Given that the rational function has vertical asymptotes at x = 3 and x = -3, it means that its denominator has zeros at these values. Therefore, two factors of the denominator are (x - 3) and (x + 3).
[tex]f(x)=\dfrac{g(x)}{(x-3)(x+3)}[/tex]
A removable discontinuity, commonly known as a "hole" in a graph, occurs in a rational function when there is a common factor with an x in both the numerator and the denominator, leading to the cancellation of that factor.
Given that the rational function has a removable discontinuity at x = 5, there is the common factor (x - 5) in both the numerator and the denominator of the rational function:
[tex]f(x)=\dfrac{(x-5)}{(x-3)(x+3)(x-5)}[/tex]
The equation of the slant asymptote is the quotient of the division of the numerator of the function by its denominator (ignoring the remainder).
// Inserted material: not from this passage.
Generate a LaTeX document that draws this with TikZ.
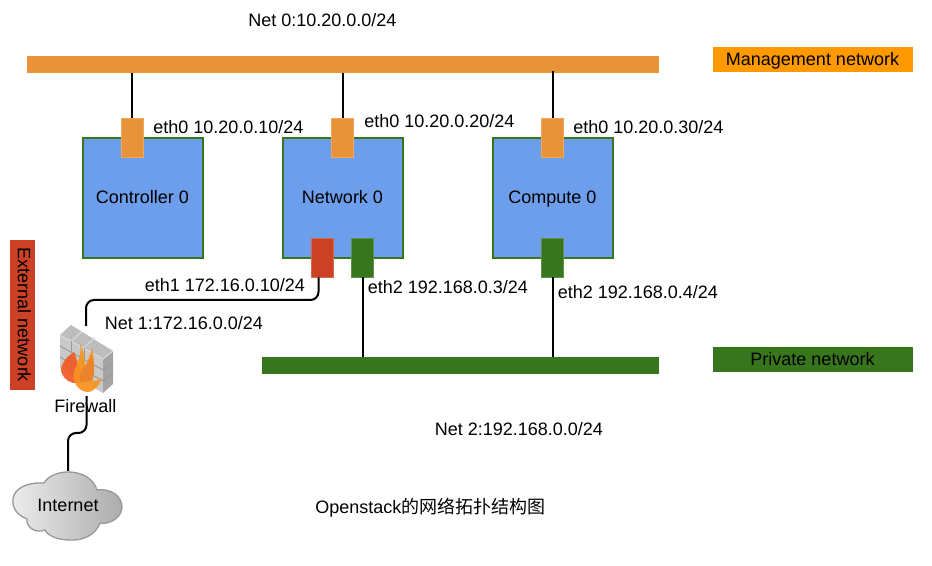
\documentclass[tikz,border=0pt]{standalone}
\usepackage{fontspec}
\setmainfont{Liberation Sans}
\newfontfamily\cjk{Noto Sans CJK SC}
\definecolor{orangeb}{HTML}{E8923A}
\definecolor{orangel}{HTML}{FF9900}
\definecolor{greenb}{HTML}{38761D}
\definecolor{redb}{HTML}{CC4125}
\definecolor{blueb}{HTML}{6D9EEB}
\definecolor{brickf}{HTML}{C9C9C9}
\definecolor{bricks}{HTML}{A3A3A3}
\definecolor{brickt}{HTML}{BDBDBD}
\definecolor{mortar}{HTML}{9A9A9A}
\definecolor{mortarl}{HTML}{DEDEDE}
\tikzset{
 lbl/.style={font=\fontsize{13.5}{16}\selectfont,inner sep=0pt,text height=11.5pt,text depth=2.5pt},
 hostbox/.style={draw=greenb,line width=1.5pt,fill=blueb,minimum width=120*0.75pt,minimum height=120*0.75pt,inner sep=0pt,lbl},
 port/.style={draw=#1!80!white,line width=0.5pt,fill=#1,minimum width=21.5*0.75pt,minimum height=39*0.75pt,inner sep=0pt},
 bar/.style={fill=#1,inner sep=0pt},
 wire/.style={draw=black,line width=1.5pt,rounded corners=6pt}
}
\begin{document}
\begin{tikzpicture}[x=0.75pt,y=-0.75pt]
\useasboundingbox (0,0) rectangle (932,566);
\fill[white] (0,0) rectangle (932,566);
% bars
\node[bar=orangeb,minimum width=632*0.75pt,minimum height=17*0.75pt] (mgmt) at (342.5,65) {};
\node[bar=greenb,minimum width=397*0.75pt,minimum height=17*0.75pt] (priv) at (460,365.5) {};
\coordinate (mgmtA) at (132,73);
\coordinate (mgmtB) at (342.5,73);
\coordinate (mgmtC) at (552.5,71);
\coordinate (privA) at (362.5,357);
\coordinate (privB) at (552.5,357);
% hosts
\node[hostbox] (ctrl) at (142.5,198) {Controller 0};
\node[hostbox] (net) at (342.5,198) {Network 0};
\node[hostbox] (comp) at (552.5,198) {Compute 0};
% ports
\node[port=orangeb] (p1) at (132.5,138) {};
\node[port=orangeb] (p2) at (342.5,138) {};
\node[port=orangeb] (p3) at (552.5,138) {};
\node[port=redb] (r1) at (322.5,257.5) {};
\node[port=greenb] (g1) at (362.5,257.5) {};
\node[port=greenb] (g2) at (552.5,257.5) {};
% wires
\draw[wire] (mgmtA) -- (p1.north -| mgmtA);
\draw[wire] (mgmtB) -- (p2.north);
\draw[wire] (mgmtC) -- (p3.north);
\draw[wire] (g1.south) -- (privA);
\draw[wire] (g2.south) -- (privB);
% legends
\node[bar=orangel,minimum width=200*0.75pt,minimum height=25*0.75pt,lbl] (lm) at (812.5,59.5) {Management network};
\node[bar=greenb,minimum width=200*0.75pt,minimum height=25*0.75pt,lbl] (lp) at (812.5,360) {Private network};
\node[bar=redb,minimum width=150*0.75pt,minimum height=25*0.75pt,lbl,text height=9.7pt,text depth=2.9pt,rotate=-90] (le) at (22.5,315) {External network};
% firewall wall
\fill[brickf] (60,335) -- (103,359) -- (103,393) -- (60,368) -- cycle;
\fill[bricks] (103,359) -- (113,351) -- (113,384) -- (103,393) -- cycle;
\fill[brickt] (60,335) -- (71,325) -- (113,351) -- (103,359) -- cycle;
\draw[mortar,line width=0.7pt] (60,346) -- (103,370) (60,357) -- (103,381);
\draw[mortar,line width=0.7pt] (103,370) -- (113,362) (103,381) -- (113,373);
\draw[mortarl,line width=0.7pt] (60,335) -- (103,359) (103,359) -- (113,351);
\draw[mortarl,line width=0.7pt] (71,341.5) -- (82,331.5) (84,347.5) -- (95,337.5);
\draw[mortar,line width=0.7pt] (71,341.5) -- (71,352.5) (84,348.5) -- (84,359.5) (82,358) -- (82,369) (71,363.5) -- (71,374.5) (92,364.5) -- (92,375.5);
% flames
\fill[fill={rgb,255:red,241;green,90;blue,36},opacity=.92] (74,352) .. controls (64,358) and (59,368) .. (62,374) .. controls (65,380) and (71,384) .. (78,383) .. controls (82,378) and (78,362) .. (74,352) -- cycle;
\fill[fill={rgb,255:red,247;green,147;blue,30},opacity=.92] (79,342) .. controls (84,352) and (76,364) .. (74,372) .. controls (72,382) and (78,391) .. (87,392) .. controls (95,392) and (99,385) .. (102,378) .. controls (98,381) and (95,381) .. (92,381) .. controls (95,370) and (94,358) .. (92,348) .. controls (90,356) and (87,362) .. (85,366) .. controls (85,358) and (83,348) .. (79,342) -- cycle;
\fill[fill={rgb,255:red,232;green,125;blue,45},opacity=.75] (85,366) .. controls (80,372) and (78,378) .. (80,383) .. controls (84,381) and (90,381) .. (93,380) .. controls (95,372) and (94,362) .. (92,356) .. controls (90,360) and (87,364) .. (85,366) -- cycle;
\node[lbl] (fwl) at (85.5,407) {Firewall};
% cloud
\draw[draw=gray!80,line width=1pt,left color=gray!15,right color=gray!65]
 (68,472) .. controls (84,472) and (94,480) .. (97,490)
 .. controls (112,488) and (122,497) .. (122,507)
 .. controls (122,517) and (110,525) .. (100,523)
 .. controls (96,535) and (82,541) .. (70,540)
 .. controls (58,540) and (48,536) .. (45,530)
 .. controls (34,534) and (26,526) .. (27,519)
 .. controls (17,515) and (12,508) .. (13,499)
 .. controls (14,489) and (26,482) .. (44,483)
 .. controls (48,476) and (58,472) .. (68,472) -- cycle;
\node[lbl] (inet) at (68,505) {Internet};
\coordinate (inetTop) at (68,471);
\coordinate (fwBot) at (86.5,396);
\coordinate (fwTop) at (86,326);
\coordinate (r1out) at ([xshift=-3pt]r1.south);
\draw[wire] (r1out) -- (r1out |- 0,300) -- (86,300) -- (fwTop);
\draw[wire] (fwBot) -- (86.5,433) -- (68,433) -- (inetTop);
% labels
\node[lbl,anchor=west] (a) at (248,21) {Net 0:10.20.0.0/24};
\node[lbl,anchor=west] (e1) at (153,128) {eth0 10.20.0.10/24};
\node[lbl,anchor=west] (e2) at (364,122) {eth0 10.20.0.20/24};
\node[lbl,anchor=west] (e3) at (573,128) {eth0 10.20.0.30/24};
\node[lbl,anchor=west] (e4) at (144.5,286) {eth1 172.16.0.10/24};
\node[lbl,anchor=west] (e5) at (367.5,288) {eth2 192.168.0.3/24};
\node[lbl,anchor=west] (e6) at (557.5,293) {eth2 192.168.0.4/24};
\node[lbl,anchor=west] (n1) at (104.5,324) {Net 1:172.16.0.0/24};
\node[lbl,anchor=west] (n2) at (434.5,430) {Net 2:192.168.0.0/24};
\node[lbl,anchor=west] (t) at (315,507) {Openstack{\cjk 的网络拓扑结构图}};
\end{tikzpicture}
\end{document}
Given that the slant asymptote is x + 2, the quotient of the numerator divided by denominator must be (x + 2), so:
[tex]f(x)=\dfrac{(x+2)(x-5)}{(x+3)(x-3)(x-5)}[/tex]
Finally, a slant asymptote occurs in a rational function when the degree of the numerator polynomial is exactly one greater than the degree of the denominator polynomial. Since the denominator of the rational function is degree 3, the numerator needs to be degree 4, so we can simply add the factor of x² to the numerator to make it degree 4:
[tex]f(x)=\dfrac{x^2(x+2)(x-5)}{(x+3)(x-3)(x-5)}[/tex]
This function has:
- Vertical asymptotes at x = 3 and x = -3.
- Slant asymptote at x + 2.
- Removable discontinuity at x = 5.
The graph of the function is attached. Note that the asymptotes are shown as dashed red lines, and the removable discontinuity is marked by an open circle.